Et le plaisir que nous en retiront nous renseigne aussi sur ce qu’on vient chercher dans un livre.

Une vague idée de Tsunami

Une vague idée du Tsunami

On comprend en passant de monde en monde que lire c’est se donner la possibilité de sortir de soi, de vivre cent vies (quatorze dans notre cas), de s’incarner dans l’autre et de se regarder à travers les yeux du monde. Une manière de lutter contre l’insoutenable unicité de l’être et de chercher chez les autres des amis par effraction.

Cette compassion universelle, qui se cache derrière les particularités, Mauvignier nous l’offre. Plusieurs fois. Mais est-ce suffisant pour le lecteur d’aujourd’hui ?

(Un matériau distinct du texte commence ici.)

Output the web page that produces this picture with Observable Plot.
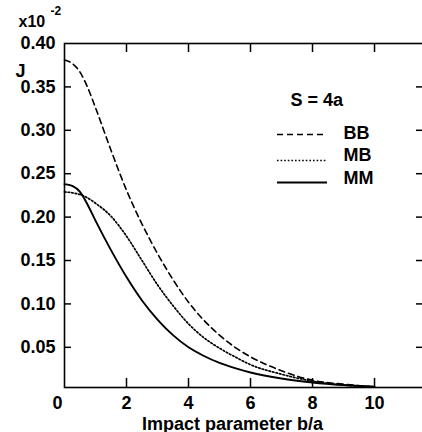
<!DOCTYPE html>
<html><head><meta charset="utf-8">
<script src="https://cdn.jsdelivr.net/npm/d3@7"></script>
<script src="https://cdn.jsdelivr.net/npm/@observablehq/plot@0.6"></script>
<style>html,body{margin:0;padding:0;background:#fff} svg{display:block}</style>
</head><body><div id="chart"></div>
<script>
// ---- data ----
const impactB = [0, 0.25, 0.5, 0.75, 1, 1.5, 2, 2.5, 3, 3.5, 4, 4.5, 5, 5.5, 6, 7, 8, 9, 10];
const jBB = [0.381, 0.377, 0.367, 0.349, 0.326, 0.277, 0.231, 0.192, 0.158, 0.128, 0.102, 0.081, 0.064, 0.050, 0.039, 0.023, 0.012, 0.0075, 0.0045];
const jMB = [0.229, 0.228, 0.226, 0.222, 0.216, 0.201, 0.178, 0.150, 0.122, 0.098, 0.077, 0.061, 0.049, 0.039, 0.030, 0.019, 0.011, 0.0065, 0.0045];
const jMM = [0.238, 0.236, 0.229, 0.214, 0.196, 0.162, 0.131, 0.104, 0.082, 0.064, 0.050, 0.040, 0.032, 0.026, 0.021, 0.014, 0.0095, 0.0065, 0.0045];
const seriesNames = ["BB", "MB", "MM"];
const xTicks = [2, 4, 6, 8, 10];
const yTicks = [0.05, 0.10, 0.15, 0.20, 0.25, 0.30, 0.35];
const yTickLabels = [0.05, 0.10, 0.15, 0.20, 0.25, 0.30, 0.35, 0.40];
const titleText = "S = 4a";
const xLabel = "Impact parameter b/a";
const yLabel = "J";
const yUnit = "x10";
const yUnitExp = "-2";

// ---- layout ----
const W = 422, H = 432;
const mL = 64, mR = -1, mT = 43, mB = 45;
const xDomain = [0, 11.58];
const yDomain = [0.0037, 0.40];
const frameW = W - mL - mR, frameH = H - mT - mB;
const px2x = px => xDomain[0] + (px - mL) / frameW * (xDomain[1] - xDomain[0]);
const px2y = py => yDomain[0] + (H - mB - py) / frameH * (yDomain[1] - yDomain[0]);

const valuesBySeries = {BB: jBB, MB: jMB, MM: jMM};
const styleBySeries = {
  BB: {strokeDasharray: "6,4", strokeWidth: 1.6},
  MB: {strokeDasharray: "1.6,2", strokeWidth: 1.7},
  MM: {strokeDasharray: null, strokeWidth: 1.9}
};
const legendLineY = {BB: 134, MB: 160, MM: 182};
const legendTextY = {BB: 133, MB: 155, MM: 178};

const marks = [];
for (const s of seriesNames) {
  const rows = impactB.map((b, i) => ({b, j: valuesBySeries[s][i]}));
  marks.push(Plot.line(rows, {x: "b", y: "j", stroke: "black", curve: "monotone-x", ...styleBySeries[s]}));
  marks.push(Plot.ruleY([px2y(legendLineY[s])], {x1: px2x(277), x2: px2x(327), stroke: "black", ...styleBySeries[s]}));
  marks.push(Plot.text([s], {frameAnchor: "top-left", dx: 343 - mL, dy: legendTextY[s] - mT, textAnchor: "start", lineAnchor: "middle"}));
}

const sw = 1.5;
marks.push(
  Plot.frame({stroke: "black", strokeWidth: 1.6}),
  Plot.tickX(xTicks, {x: d => d, insetTop: frameH - 9, strokeWidth: sw}),
  Plot.tickX(xTicks, {x: d => d, insetBottom: frameH - 9, strokeWidth: sw}),
  Plot.tickY(yTicks, {y: d => d, insetRight: frameW - 7, strokeWidth: sw}),
  Plot.tickY(yTicks, {y: d => d, insetLeft: frameW - 7, strokeWidth: sw}),
  Plot.axisX(xTicks, {tickSize: 0, tickPadding: 8.5, label: null}),
  Plot.axisY(yTickLabels, {tickSize: 0, tickPadding: 9, tickFormat: d3.format(".2f"), label: null}),
  Plot.text(["0"], {frameAnchor: "bottom-left", dx: -12, dy: 8.5, lineAnchor: "top"}),
  Plot.text([xLabel], {frameAnchor: "bottom", dx: -11.5, dy: 42, lineAnchor: "bottom", fontSize: 18}),
  Plot.text([yLabel], {frameAnchor: "top-left", dx: -49, dy: 33, textAnchor: "start", lineAnchor: "bottom"}),
  Plot.text([yUnit], {frameAnchor: "top-left", dx: -46, dy: -17, textAnchor: "start", lineAnchor: "bottom", fontSize: 16}),
  Plot.text([yUnitExp], {frameAnchor: "top-left", dx: -14, dy: -29, textAnchor: "start", lineAnchor: "bottom", fontSize: 12}),
  Plot.text([titleText], {frameAnchor: "top-left", dx: 290 - mL, dy: 105 - mT, textAnchor: "start", lineAnchor: "bottom"})
);

const chart = Plot.plot({
  width: W, height: H,
  marginLeft: mL, marginRight: mR, marginTop: mT, marginBottom: mB,
  x: {domain: xDomain},
  y: {domain: yDomain},
  style: {fontFamily: "'Liberation Sans', Arial, sans-serif", fontSize: "18px", fontWeight: "bold", color: "black", background: "white", overflow: "hidden"},
  marks
});
document.getElementById("chart").append(chart);
</script>
</body></html>
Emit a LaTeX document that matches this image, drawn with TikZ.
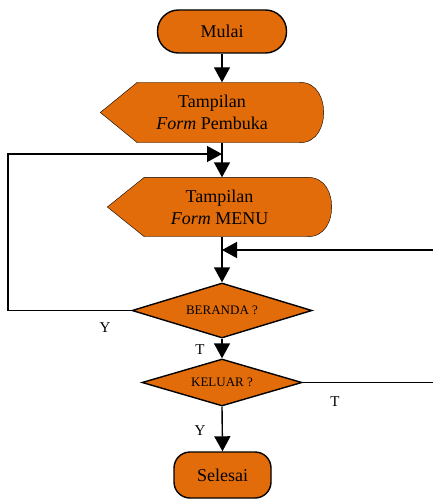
\documentclass[tikz,border=0pt]{standalone}
\usepackage{fontspec}
\setmainfont{Liberation Serif}
\usetikzlibrary{shapes.geometric,arrows.meta,backgrounds}
\definecolor{oranye}{HTML}{E36C0A}
\newcommand{\dispshape}[1]{\filldraw[box] (#1.west) -- ([xshift=37pt]#1.north west) -- ([xshift=-24pt]#1.north east) .. controls ([xshift=-6pt]#1.north east) and ([yshift=13pt]#1.east) .. (#1.east) .. controls ([yshift=-13pt]#1.east) and ([xshift=-6pt]#1.south east) .. ([xshift=-24pt]#1.south east) -- ([xshift=37pt]#1.south west) -- cycle;}

\begin{document}
\begin{tikzpicture}[x=1pt, y=-1pt, line width=1.4pt,
  box/.style = {draw, fill=oranye},
  term/.style = {box, rounded corners=21pt, minimum width=129pt, minimum height=43pt, font=\fontsize{18}{22}\selectfont},
  disp/.style = {align=center, font=\fontsize{18}{22}\selectfont},
  cek/.style = {box, diamond, inner sep=0pt, font=\fontsize{13}{15}\selectfont},
  lbl/.style = {font=\fontsize{15}{17}\selectfont},
  arr/.style = {-{Triangle[length=15pt,width=16pt]}}]
\useasboundingbox (0,0) rectangle (433,500);
\node[term] (mulai) at (222,31.5) {Mulai};
\node[disp, minimum width=222pt, minimum height=59pt] (pembuka) at (212,112.5) {Tampilan\\\textit{Form} Pembuka};
\node[disp, minimum width=223pt, minimum height=58pt] (menu) at (219.5,207) {Tampilan\\\textit{Form} MENU};
\node[cek, aspect=3.3, minimum width=180pt, minimum height=55pt] (beranda) at (222,310.5) {BERANDA ?};
\node[cek, aspect=3.4, minimum width=160pt, minimum height=47pt] (keluar) at (222,382.5) {KELUAR ?};
\node[term, rounded corners=16pt, minimum width=97pt, minimum height=46pt] (selesai) at (222.5,475) {Selesai};
\coordinate (j1) at (222,154);
\coordinate (j2) at (222,250);
\coordinate (lft) at (8,154);
\coordinate (rgt) at (440,250);
\begin{scope}[on background layer]
\dispshape{pembuka}
\dispshape{menu}
\end{scope}
\draw[arr] (mulai.south) -- (mulai.south |- pembuka.north);
\draw[arr] (mulai.south |- pembuka.south) -- (mulai.south |- menu.north);
\draw[arr] (mulai.south |- menu.south) -- (beranda.north);
\draw[arr] (beranda.south) -- (keluar.north);
\draw[arr] (keluar.south) -- (selesai.north);
\draw[arr] (beranda.west) -| (lft) -- (j1);
\draw[arr] (keluar.east) -| (rgt) -- (j2);
\node[lbl] (y1) at (105,328) {Y};
\node[lbl] (t1) at (200,350) {T};
\node[lbl] (t2) at (335,402) {T};
\node[lbl] (y2) at (200,431) {Y};
\end{tikzpicture}
\end{document}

Le livre que nos temps modernes n’ont pas le temps de lire

A mesure que l’on avance une sensation désagréable de vertige s’empare du lecteur sans repère. La mécanique perd son pouvoir d’attraction avec les pages qui se tournent et la répétition des scènes. Qui peut voir sans fermer les paupières une série infinie de portraits, aussi beaux soient-ils ?

Et l’on passe de l’extase, à l’attente, puis de la lassitude à l’exaspération. Lecteur impatient, lecteur débordé, lecteur médiocre sans doute : je l’avoue honteusement, au dixième personnage j’ai perdu patience et j’ai ouvert les dernières pages.

Le fil invisible et l’écriture implacable ne suffisent pas toujours à garder éveillée (350 pages durant) l’attention d’un lecteur pressé, avide d’intrigue et de justifications.

En abandonnant ce lien avec les besoins contemporains de ses lecteurs, ce beau livre devient de la belle ouvrage, un objet de collection. Et pour reprendre les mots de son dernier personnage (le plus touchant) : « A quoi bon parler dans le vide, à quoi bon parler pour personne, sinon ? »

N’en déplaise à Flaubert, le temps d’un livre sur rien n’est pas encore venu.